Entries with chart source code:
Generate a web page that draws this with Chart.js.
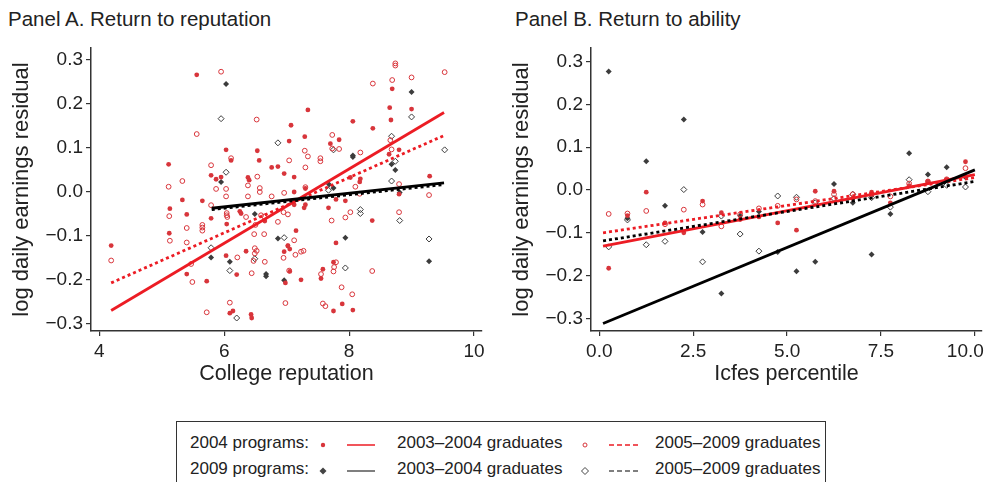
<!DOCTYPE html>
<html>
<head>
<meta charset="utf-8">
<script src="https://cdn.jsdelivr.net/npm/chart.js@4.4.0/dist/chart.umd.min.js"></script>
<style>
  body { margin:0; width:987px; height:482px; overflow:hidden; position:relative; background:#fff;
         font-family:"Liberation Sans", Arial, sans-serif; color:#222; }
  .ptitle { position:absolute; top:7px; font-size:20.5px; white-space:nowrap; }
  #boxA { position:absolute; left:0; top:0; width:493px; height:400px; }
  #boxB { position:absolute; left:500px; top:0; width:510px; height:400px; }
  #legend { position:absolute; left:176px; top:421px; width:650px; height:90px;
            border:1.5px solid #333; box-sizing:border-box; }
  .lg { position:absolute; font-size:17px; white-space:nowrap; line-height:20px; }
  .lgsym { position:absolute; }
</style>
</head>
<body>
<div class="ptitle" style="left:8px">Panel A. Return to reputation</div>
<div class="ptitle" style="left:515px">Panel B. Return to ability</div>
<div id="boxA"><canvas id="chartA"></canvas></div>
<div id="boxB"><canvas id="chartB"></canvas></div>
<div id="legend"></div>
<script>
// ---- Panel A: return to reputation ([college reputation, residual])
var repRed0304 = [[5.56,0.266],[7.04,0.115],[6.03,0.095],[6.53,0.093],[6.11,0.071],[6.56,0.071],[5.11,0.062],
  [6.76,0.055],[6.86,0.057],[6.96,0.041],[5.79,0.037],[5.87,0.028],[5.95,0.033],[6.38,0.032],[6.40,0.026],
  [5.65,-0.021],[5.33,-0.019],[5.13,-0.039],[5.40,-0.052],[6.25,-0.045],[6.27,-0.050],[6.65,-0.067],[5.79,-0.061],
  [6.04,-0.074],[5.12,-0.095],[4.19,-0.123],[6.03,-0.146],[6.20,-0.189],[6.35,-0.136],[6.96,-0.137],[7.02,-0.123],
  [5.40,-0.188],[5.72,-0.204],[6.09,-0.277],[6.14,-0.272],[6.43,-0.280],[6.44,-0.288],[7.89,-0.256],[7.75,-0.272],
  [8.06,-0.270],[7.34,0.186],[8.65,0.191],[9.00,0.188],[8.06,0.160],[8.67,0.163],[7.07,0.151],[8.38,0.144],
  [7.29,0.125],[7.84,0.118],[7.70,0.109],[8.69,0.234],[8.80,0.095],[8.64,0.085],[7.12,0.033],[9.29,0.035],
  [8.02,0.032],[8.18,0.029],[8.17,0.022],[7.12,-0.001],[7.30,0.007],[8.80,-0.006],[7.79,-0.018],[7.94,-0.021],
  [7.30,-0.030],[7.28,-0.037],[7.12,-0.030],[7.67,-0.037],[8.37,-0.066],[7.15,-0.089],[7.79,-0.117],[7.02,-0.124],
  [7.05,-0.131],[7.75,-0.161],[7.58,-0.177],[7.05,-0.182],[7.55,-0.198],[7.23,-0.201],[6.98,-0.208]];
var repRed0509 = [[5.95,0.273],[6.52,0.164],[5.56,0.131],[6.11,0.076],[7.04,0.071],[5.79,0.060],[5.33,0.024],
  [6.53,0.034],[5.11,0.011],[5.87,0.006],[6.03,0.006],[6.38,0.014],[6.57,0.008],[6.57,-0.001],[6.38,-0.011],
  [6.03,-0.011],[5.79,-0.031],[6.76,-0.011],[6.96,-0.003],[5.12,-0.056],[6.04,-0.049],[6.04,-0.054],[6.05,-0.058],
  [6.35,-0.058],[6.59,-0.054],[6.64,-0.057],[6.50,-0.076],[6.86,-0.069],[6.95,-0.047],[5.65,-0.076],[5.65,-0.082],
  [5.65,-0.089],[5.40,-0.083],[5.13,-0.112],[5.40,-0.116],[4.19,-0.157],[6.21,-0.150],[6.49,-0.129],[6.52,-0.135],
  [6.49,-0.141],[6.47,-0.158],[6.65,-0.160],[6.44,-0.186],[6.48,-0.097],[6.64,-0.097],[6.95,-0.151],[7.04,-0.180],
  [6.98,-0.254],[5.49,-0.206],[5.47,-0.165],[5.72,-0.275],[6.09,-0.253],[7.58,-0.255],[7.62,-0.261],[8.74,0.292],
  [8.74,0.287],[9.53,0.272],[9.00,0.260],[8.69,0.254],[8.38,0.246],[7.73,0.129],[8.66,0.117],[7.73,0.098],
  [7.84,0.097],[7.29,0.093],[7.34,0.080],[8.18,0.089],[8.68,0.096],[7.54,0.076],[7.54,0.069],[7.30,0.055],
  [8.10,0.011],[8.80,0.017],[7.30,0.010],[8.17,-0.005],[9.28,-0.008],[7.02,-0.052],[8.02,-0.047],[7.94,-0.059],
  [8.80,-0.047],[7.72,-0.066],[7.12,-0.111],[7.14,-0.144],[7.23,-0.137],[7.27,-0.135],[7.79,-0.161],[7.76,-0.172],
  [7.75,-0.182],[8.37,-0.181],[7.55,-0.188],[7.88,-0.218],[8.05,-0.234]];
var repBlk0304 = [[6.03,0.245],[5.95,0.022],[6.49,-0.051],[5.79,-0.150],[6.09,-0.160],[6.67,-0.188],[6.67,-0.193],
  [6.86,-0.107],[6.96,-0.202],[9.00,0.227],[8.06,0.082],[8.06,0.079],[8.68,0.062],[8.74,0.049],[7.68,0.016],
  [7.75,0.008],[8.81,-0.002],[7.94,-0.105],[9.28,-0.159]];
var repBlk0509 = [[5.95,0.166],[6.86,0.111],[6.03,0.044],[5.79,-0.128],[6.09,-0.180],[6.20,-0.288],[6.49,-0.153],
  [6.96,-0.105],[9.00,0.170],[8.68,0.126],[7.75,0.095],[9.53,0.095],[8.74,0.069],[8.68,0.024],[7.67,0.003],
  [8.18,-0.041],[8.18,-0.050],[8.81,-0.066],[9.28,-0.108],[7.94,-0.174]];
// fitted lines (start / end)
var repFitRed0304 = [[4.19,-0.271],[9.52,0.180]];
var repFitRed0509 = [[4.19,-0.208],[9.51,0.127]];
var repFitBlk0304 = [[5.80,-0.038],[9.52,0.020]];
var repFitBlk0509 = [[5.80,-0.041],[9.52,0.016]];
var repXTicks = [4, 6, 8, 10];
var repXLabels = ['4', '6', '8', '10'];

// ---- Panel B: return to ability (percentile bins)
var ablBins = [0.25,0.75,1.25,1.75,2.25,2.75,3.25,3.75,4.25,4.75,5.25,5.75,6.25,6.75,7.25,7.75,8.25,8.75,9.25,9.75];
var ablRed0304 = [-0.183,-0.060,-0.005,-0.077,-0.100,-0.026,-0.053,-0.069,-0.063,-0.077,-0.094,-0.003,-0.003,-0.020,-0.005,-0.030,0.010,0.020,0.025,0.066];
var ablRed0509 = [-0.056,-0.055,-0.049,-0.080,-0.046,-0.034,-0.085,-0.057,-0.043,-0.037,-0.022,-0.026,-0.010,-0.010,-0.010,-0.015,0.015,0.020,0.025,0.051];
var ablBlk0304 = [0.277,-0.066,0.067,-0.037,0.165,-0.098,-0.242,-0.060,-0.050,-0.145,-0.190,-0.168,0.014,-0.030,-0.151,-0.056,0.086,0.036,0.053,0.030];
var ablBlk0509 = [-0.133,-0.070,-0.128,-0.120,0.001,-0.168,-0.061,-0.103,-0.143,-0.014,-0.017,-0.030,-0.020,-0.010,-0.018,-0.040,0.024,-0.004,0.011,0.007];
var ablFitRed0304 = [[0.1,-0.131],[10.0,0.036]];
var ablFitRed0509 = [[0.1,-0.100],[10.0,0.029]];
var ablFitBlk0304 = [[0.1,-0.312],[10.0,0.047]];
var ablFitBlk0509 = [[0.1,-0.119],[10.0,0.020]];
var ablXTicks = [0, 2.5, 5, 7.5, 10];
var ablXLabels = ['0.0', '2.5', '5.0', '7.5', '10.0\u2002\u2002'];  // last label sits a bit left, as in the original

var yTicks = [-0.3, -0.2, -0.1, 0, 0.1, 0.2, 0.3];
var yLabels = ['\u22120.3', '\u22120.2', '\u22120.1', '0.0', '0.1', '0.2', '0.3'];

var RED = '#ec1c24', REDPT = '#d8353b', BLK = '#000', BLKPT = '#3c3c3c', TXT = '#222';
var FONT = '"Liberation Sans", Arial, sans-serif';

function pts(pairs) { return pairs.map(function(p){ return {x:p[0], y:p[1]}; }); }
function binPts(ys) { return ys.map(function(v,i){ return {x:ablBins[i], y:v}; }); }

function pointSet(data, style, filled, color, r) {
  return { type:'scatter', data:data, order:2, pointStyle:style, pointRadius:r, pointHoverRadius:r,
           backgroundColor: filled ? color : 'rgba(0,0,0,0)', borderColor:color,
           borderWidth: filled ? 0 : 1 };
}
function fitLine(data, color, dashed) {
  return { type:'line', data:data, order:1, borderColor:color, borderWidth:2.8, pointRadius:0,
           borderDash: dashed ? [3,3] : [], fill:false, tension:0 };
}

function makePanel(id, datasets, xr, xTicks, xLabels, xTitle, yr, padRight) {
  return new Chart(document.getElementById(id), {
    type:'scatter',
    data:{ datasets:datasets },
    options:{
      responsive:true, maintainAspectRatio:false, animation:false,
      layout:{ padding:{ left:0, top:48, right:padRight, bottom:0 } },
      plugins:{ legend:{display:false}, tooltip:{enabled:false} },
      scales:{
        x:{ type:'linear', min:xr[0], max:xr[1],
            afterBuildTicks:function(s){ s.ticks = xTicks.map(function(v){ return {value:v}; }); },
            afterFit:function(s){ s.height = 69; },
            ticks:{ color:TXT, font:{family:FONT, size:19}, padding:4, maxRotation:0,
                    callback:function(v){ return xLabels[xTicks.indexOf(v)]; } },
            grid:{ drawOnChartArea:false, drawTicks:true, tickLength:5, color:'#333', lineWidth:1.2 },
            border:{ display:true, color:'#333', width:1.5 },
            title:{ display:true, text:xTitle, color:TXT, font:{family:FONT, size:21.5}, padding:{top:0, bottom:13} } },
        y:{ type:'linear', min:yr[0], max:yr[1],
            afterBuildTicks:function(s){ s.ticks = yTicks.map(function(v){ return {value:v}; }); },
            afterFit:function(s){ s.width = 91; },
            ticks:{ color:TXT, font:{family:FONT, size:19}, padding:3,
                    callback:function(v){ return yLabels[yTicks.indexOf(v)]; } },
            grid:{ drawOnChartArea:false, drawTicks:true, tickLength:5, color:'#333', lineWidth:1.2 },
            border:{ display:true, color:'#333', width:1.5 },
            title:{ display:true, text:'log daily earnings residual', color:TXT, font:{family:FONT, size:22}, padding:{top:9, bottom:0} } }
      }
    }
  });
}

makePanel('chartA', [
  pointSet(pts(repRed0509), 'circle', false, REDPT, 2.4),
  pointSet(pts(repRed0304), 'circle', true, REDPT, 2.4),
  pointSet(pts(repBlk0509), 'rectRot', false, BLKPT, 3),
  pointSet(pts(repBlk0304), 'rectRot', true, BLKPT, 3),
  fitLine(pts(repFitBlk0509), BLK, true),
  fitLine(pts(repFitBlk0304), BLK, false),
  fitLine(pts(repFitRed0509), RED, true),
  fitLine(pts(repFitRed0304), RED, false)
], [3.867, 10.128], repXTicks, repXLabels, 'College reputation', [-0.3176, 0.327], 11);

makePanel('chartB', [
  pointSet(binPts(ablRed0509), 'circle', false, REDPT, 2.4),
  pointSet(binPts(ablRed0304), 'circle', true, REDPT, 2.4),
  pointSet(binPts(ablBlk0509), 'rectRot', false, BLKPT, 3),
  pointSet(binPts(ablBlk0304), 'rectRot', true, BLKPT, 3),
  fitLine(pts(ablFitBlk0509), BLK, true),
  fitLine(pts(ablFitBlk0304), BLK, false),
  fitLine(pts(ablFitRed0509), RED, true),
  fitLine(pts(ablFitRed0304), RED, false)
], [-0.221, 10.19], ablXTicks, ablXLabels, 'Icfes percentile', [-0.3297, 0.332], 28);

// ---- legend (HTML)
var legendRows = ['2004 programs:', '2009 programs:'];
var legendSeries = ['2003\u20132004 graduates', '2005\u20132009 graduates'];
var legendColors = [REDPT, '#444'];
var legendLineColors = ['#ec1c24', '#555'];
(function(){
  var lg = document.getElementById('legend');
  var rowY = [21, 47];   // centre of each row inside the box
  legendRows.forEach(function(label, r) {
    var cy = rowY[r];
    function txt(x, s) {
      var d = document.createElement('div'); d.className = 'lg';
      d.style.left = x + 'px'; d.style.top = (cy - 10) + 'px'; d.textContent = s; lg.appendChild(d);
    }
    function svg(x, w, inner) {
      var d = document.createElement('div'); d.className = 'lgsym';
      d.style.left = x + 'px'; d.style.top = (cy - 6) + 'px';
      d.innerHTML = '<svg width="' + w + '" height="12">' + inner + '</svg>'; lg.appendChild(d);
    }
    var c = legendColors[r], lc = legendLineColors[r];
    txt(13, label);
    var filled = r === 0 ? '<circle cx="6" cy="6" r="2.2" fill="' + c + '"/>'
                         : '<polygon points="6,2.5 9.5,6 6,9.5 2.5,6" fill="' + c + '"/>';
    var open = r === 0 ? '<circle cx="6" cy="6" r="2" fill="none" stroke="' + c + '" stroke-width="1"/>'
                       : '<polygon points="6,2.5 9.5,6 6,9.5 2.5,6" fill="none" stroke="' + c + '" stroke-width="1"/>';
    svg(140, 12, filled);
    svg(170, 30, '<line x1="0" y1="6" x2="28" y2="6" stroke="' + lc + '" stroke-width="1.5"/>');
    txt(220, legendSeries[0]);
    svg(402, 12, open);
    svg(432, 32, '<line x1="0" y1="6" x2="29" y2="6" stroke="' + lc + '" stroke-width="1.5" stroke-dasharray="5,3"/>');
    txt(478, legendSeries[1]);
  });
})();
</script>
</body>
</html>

* * *

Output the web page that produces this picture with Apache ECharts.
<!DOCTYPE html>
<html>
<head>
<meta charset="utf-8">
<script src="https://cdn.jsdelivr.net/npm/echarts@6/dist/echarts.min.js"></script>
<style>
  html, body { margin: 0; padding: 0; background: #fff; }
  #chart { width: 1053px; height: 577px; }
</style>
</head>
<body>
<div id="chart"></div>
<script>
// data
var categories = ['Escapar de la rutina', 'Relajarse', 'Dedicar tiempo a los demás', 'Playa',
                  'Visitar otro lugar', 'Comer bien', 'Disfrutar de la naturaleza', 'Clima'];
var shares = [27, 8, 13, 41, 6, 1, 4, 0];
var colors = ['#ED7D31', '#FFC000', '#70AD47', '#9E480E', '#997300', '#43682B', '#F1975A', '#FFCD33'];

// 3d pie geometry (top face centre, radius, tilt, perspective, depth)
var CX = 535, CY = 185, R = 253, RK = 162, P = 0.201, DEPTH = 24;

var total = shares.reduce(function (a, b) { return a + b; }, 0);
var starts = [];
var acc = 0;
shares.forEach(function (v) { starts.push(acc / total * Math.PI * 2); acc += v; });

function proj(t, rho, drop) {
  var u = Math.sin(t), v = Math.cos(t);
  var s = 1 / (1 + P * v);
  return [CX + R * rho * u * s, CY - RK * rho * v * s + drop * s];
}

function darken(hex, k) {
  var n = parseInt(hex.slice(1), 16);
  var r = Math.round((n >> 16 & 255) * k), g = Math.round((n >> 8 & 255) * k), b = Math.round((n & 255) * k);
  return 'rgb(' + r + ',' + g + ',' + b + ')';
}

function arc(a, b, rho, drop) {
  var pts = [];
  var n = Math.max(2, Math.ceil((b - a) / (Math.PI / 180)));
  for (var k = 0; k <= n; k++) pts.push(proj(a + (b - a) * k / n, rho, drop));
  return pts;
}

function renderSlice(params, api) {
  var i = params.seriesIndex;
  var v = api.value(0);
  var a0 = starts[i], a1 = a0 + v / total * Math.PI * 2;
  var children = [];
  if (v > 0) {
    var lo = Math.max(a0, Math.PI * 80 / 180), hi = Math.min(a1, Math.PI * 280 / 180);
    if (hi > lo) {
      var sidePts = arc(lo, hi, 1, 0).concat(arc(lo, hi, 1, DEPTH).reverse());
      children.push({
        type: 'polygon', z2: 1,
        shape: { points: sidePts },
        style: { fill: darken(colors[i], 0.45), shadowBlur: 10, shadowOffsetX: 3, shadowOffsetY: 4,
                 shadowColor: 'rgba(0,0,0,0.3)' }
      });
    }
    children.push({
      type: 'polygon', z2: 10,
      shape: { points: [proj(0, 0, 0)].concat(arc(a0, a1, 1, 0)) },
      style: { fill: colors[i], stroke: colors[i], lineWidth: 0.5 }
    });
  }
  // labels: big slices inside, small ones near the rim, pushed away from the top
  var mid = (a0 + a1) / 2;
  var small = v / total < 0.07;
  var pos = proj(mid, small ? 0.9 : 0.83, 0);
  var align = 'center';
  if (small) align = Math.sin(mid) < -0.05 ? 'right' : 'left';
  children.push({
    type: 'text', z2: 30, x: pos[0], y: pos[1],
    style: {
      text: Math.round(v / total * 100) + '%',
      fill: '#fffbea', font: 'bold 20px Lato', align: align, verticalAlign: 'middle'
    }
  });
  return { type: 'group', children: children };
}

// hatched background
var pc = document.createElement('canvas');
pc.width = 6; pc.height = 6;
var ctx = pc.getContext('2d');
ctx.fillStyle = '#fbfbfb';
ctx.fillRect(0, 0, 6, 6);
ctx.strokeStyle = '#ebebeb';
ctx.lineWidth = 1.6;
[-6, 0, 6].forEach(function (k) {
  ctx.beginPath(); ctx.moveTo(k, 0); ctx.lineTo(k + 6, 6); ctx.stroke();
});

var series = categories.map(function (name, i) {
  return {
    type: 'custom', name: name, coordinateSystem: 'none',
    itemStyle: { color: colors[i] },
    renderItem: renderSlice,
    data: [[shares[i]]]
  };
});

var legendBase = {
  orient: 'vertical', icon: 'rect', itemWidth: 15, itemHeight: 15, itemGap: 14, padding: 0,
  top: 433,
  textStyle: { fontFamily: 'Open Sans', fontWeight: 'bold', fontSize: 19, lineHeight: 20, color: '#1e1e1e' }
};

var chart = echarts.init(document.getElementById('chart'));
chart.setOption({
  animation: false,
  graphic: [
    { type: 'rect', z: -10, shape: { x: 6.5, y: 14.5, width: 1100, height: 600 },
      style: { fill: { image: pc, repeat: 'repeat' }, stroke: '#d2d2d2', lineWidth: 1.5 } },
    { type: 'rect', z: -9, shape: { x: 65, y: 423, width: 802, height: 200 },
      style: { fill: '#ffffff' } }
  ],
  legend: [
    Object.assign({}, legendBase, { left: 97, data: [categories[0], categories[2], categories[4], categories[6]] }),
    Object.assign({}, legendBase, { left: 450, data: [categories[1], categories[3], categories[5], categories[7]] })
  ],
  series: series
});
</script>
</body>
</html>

*EXERCISE BRIEF:* Go through the listing above and pull out each line containing the word "that".

*SOLUTION BELOW:*
Generate a web page that draws this with Chart.js.
Output the web page that produces this picture with Apache ECharts.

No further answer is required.